Los Angeles, CA — In late April, a Los Angeles Police Department detention officers were relieved of duty after the death of inmate Wakiesha Wilson. Roughly two years ago, Wakiesha was wrongly put into isolation, where she would later hang herself using the cloth that was in the room.
The officer who was fired for failing to give an inmate the proper medical attention necessary. Reaunna Bratton was on thin ice at the time of the incident. Just six months earlier, Bratton was suspended for 22 days for failing to check on the welfare of inmates on the second floor. The cell that was being used for Wilson’s isolation and eventual suicide just happened to be on the second floor. According to security tapes from the jail, Bratton and another officer walked past the cell, where Bratton was slumped on the floor. A few minutes went by, then a third officer arrived at the cell and began to give Wilson the necessary medical attention.
Wilson’s family, her mother, and son filed a wrongful death lawsuit against the city of LA in December 2017. The city settled for $298,000, but withheld information that the detention officer was fired. This information could have been used by Wilson’s legal team during the civil trial.
What’s Yosi’s Take?
I am not surprised that the LAPD settled with the family of Wakiesha Wilson. Reaunna Bratton was beyond negligent in her actions on the day of Wilson’s death. There was evidence that Bratton had improperly isolated Wilson in an individual cell upstairs on the day of Wilson’s death, in violation of jail policies. Furthermore, an internal affairs file also revealed that Bratton had been suspended for 22 days six months before Wilson’s death.
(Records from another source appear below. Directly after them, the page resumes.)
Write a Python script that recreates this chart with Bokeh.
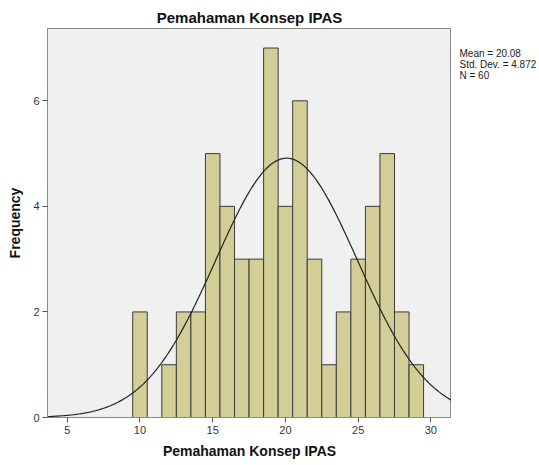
import numpy as np
from bokeh.plotting import figure
from bokeh.layouts import row
from bokeh.models import Range1d, FixedTicker, ColumnDataSource
from bokeh.core.properties import value
from bokeh.embed import file_html
from bokeh.resources import INLINE

# Data
bin_centers = [10, 11, 12, 13, 14, 15, 16, 17, 18, 19, 20, 21, 22, 23, 24, 25, 26, 27, 28, 29]
counts =      [2, 0, 1, 2, 2, 5, 4, 3, 3, 7, 4, 6, 3, 1, 2, 3, 4, 5, 2, 1]
mean_val = 20.08
std_val = 4.872
n_val = 60
bin_width = 1.0
x_ticks = [5, 10, 15, 20, 25, 30]
y_ticks = [0, 2, 4, 6]
title_text = "Pemahaman Konsep IPAS"
x_label = "Pemahaman Konsep IPAS"
y_label = "Frequency"
stats_lines = ["Mean = 20.08", "Std. Dev. = 4.872", "N = 60"]

X0, X1 = 3.64, 31.42
Y0, Y1 = 0.0, 7.37
FONT = "Liberation Sans"
H = 461

p = figure(width=451, height=H, output_backend="svg", toolbar_location=None,
           x_range=Range1d(X0, X1), y_range=Range1d(Y0, Y1),
           min_border_left=47, min_border_right=0, min_border_top=28, min_border_bottom=H - 417)
p.background_fill_color = "#F0F0F0"
p.border_fill_color = "white"
p.outline_line_color = "#8a8a8a"
p.outline_line_width = 1
p.grid.visible = False

p.title.text = title_text
p.title.align = "center"
p.title.text_font = FONT
p.title.text_font_size = "15px"
p.title.text_font_style = "bold"
p.title.text_color = "#111111"
p.title.standoff = 6

c = np.array(bin_centers, dtype=float)
h = np.array(counts, dtype=float)
mask = h > 0
p.quad(left=c[mask] - bin_width / 2, right=c[mask] + bin_width / 2, bottom=0, top=h[mask],
       fill_color="#D3CE97", line_color="#3a3a3a", line_width=1)

xs = np.linspace(X0, X1, 300)
ys = n_val * bin_width * np.exp(-0.5 * ((xs - mean_val) / std_val) ** 2) / (std_val * np.sqrt(2 * np.pi))
p.line(xs, ys, line_color="#222222", line_width=1.2)

for ax in (p.xaxis[0], p.yaxis[0]):
    ax.axis_line_color = "#8a8a8a"
    ax.major_tick_line_color = "#555555"
    ax.major_tick_out = 5
    ax.major_tick_in = 0
    ax.minor_tick_line_color = None
    ax.major_label_text_font = FONT
    ax.major_label_text_font_size = "11px"
    ax.major_label_text_color = "#333333"
    ax.major_label_standoff = 3
    ax.axis_label_text_font = FONT
    ax.axis_label_text_font_size = "14px"
    ax.axis_label_text_font_style = "bold"
    ax.axis_label_text_color = "#111111"
p.xaxis.ticker = FixedTicker(ticks=x_ticks)
p.yaxis.ticker = FixedTicker(ticks=y_ticks)
p.xaxis.axis_label = x_label
p.xaxis.axis_label_standoff = 6
p.yaxis.axis_label = y_label
p.yaxis.axis_label_standoff = 7

# Stats panel on the right (its frame is aligned with the main frame: y 28..417)
s = figure(width=88, height=H, output_backend="svg", toolbar_location=None, title=None,
           x_range=Range1d(0, 88), y_range=Range1d(417, 28),
           min_border=0)
s.outline_line_color = None
s.background_fill_color = "white"
s.border_fill_color = "white"
s.axis.visible = False
s.grid.visible = False
src = ColumnDataSource(dict(x=[8] * len(stats_lines), y=[53 + 11 * i for i in range(len(stats_lines))],
                            t=stats_lines))
s.text(x="x", y="y", text="t", source=src, text_font=value(FONT), text_font_size="10px",
       text_align="left", text_baseline="middle", text_color="#222222")

layout = row(p, s, spacing=0)
open("out.html", "w").write(file_html(layout, INLINE))
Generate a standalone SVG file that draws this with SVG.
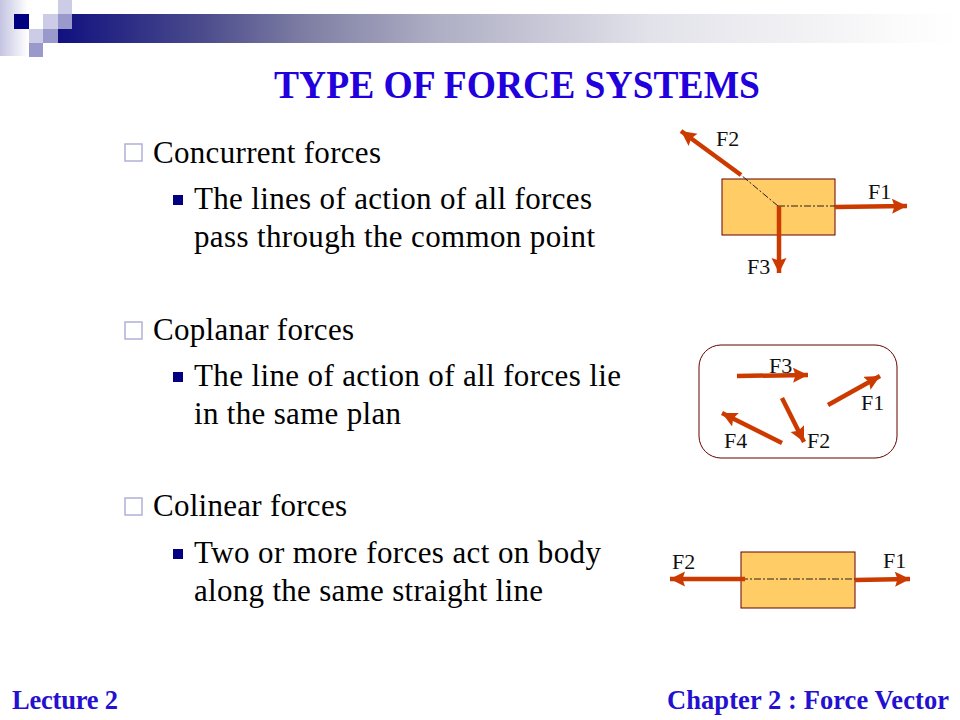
<svg xmlns="http://www.w3.org/2000/svg" width="960" height="720" viewBox="0 0 960 720">
<style>
text{font-family:"Liberation Serif","Times New Roman",serif;fill:#000}
.l1,.l2{font-size:31px}
.fl{font-size:22px;fill:#111}
.foot{font-size:26.5px;font-weight:bold;fill:#2410d0}
.arrow{stroke:#cc3a00;stroke-width:4.5;fill:none}
.head{fill:#cc3a00}
.dash{stroke:#222;stroke-width:1;stroke-dasharray:7 2 2 2;fill:none}
.box{fill:#ffcc66;stroke:#660000;stroke-width:1}
.b1{fill:#fff;stroke:#b0b0d8;stroke-width:1.5}
.b2{fill:#000080}
</style>
<defs>
<linearGradient id="bar"><stop offset="0" stop-color="#101080"/><stop offset="0.157" stop-color="#4a4a8c"/><stop offset="0.279" stop-color="#8080a5"/><stop offset="0.417" stop-color="#adadc4"/><stop offset="0.656" stop-color="#e2e2ea"/><stop offset="0.933" stop-color="#fbfbfb"/><stop offset="1" stop-color="#ffffff"/></linearGradient>
<linearGradient id="side"><stop offset="0" stop-color="#c4c4e2"/><stop offset="1" stop-color="#ffffff"/></linearGradient>
<marker id="ah" markerUnits="userSpaceOnUse" markerWidth="18" markerHeight="16" refX="15" refY="7.5" orient="auto"><path class="head" d="M0 0L15 7.5L0 15L2.5 7.5Z"/></marker>
</defs>
<g id="header">
<rect x="0" y="0" width="28" height="56" fill="url(#side)"/>
<rect x="58" y="14" width="902" height="29" fill="url(#bar)"/>
<rect x="58" y="0" width="14" height="14" fill="#ccccE6"/>
<rect x="14" y="14" width="15" height="15" fill="#000080"/>
<rect x="29" y="14" width="14" height="15" fill="#ffffff"/>
<rect x="43" y="14" width="15" height="15" fill="#ccccE6"/>
<rect x="58" y="14" width="14" height="15" fill="#9999cc"/>
<rect x="29" y="29" width="14" height="14" fill="#ccccE6"/>
<rect x="43" y="29" width="15" height="14" fill="#9999cc"/>
<rect x="29" y="43" width="14" height="14" fill="#9999cc"/>
</g>
<g id="title"><text x="274" y="98" font-size="39" font-weight="bold" textLength="486" lengthAdjust="spacingAndGlyphs" style="fill:#2200dd">TYPE OF FORCE SYSTEMS</text></g>
<g id="bullets">
<rect class="b1" x="125" y="144" width="17" height="17"/>
<text class="l1" x="153" y="162.5" textLength="228">Concurrent forces</text>
<rect class="b2" x="173" y="195" width="10" height="10"/>
<text class="l2" x="194" y="208.5" textLength="398">The lines of action of all forces</text>
<text class="l2" x="194" y="246.5" textLength="401">pass through the common point</text>
<rect class="b1" x="125" y="322" width="17" height="17"/>
<text class="l1" x="153" y="339.5" textLength="201">Coplanar forces</text>
<rect class="b2" x="173" y="372" width="10" height="10"/>
<text class="l2" x="194" y="385.5" textLength="427">The line of action of all forces lie</text>
<text class="l2" x="194" y="423.5" textLength="207">in the same plan</text>
<rect class="b1" x="125" y="498" width="17" height="17"/>
<text class="l1" x="153" y="515.5" textLength="194">Colinear forces</text>
<rect class="b2" x="173" y="549" width="10" height="10"/>
<text class="l2" x="194" y="562.5" textLength="407">Two or more forces act on body</text>
<text class="l2" x="194" y="600.5" textLength="349">along the same straight line</text>
</g>
<g id="node-concurrent-body"><rect class="box" x="722" y="179" width="113" height="56"/></g>
<g id="node-coplanar-body"><rect x="699" y="345" width="198" height="113" rx="22" fill="#fff" stroke="#660000" stroke-width="1"/></g>
<g id="node-colinear-body"><rect class="box" x="741" y="552" width="114" height="56"/></g>
<g id="connectors">
<path class="dash" d="M778 206H835M778 206L741 175"/>
<path class="arrow" marker-end="url(#ah)" d="M835 207L907 206"/>
<path class="arrow" marker-end="url(#ah)" d="M741 175L681 131"/>
<path class="arrow" marker-end="url(#ah)" d="M779 206V273"/>
<path class="arrow" marker-end="url(#ah)" d="M737 376L808 375"/>
<path class="arrow" marker-end="url(#ah)" d="M828 405L880 376"/>
<path class="arrow" marker-end="url(#ah)" d="M782 398L804 442"/>
<path class="arrow" marker-end="url(#ah)" d="M782 443L722 413"/>
<path class="dash" d="M741 579H855"/>
<path class="arrow" marker-end="url(#ah)" d="M745 579H670"/>
<path class="arrow" marker-end="url(#ah)" d="M855 580L910 579"/>
</g>
<g id="labels">
<text class="fl" x="716" y="146">F2</text>
<text class="fl" x="868" y="199">F1</text>
<text class="fl" x="747" y="274">F3</text>
<text class="fl" x="769" y="373">F3</text>
<text class="fl" x="861" y="410">F1</text>
<text class="fl" x="724" y="448">F4</text>
<text class="fl" x="807" y="448">F2</text>
<text class="fl" x="672" y="569">F2</text>
<text class="fl" x="883" y="568">F1</text>
</g>
<g id="footer">
<text class="foot" x="12" y="709" textLength="106">Lecture 2</text>
<text class="foot" x="667" y="709" textLength="282">Chapter 2 : Force Vector</text>
</g>
</svg>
The suspension was due to the fact that she failed to check on the wellbeing of inmates housed in second floor cells, like the one Wilson was in on the day she died.
We have a situation where an officer was already suspended for improperly supervising inmates. This means that the prison was already on notice that Bratton had issues complying with her job duties, yet they continued to allow her to supervise inmates like Wilson. I would have fired Bratton and not have put her in a position to be negligent like she was on the day Wilson committed suicide. Wilson’s family had a very strong case against Bratton and the LAPD and it was the right move by the LAPD to settle this case and not go to trial.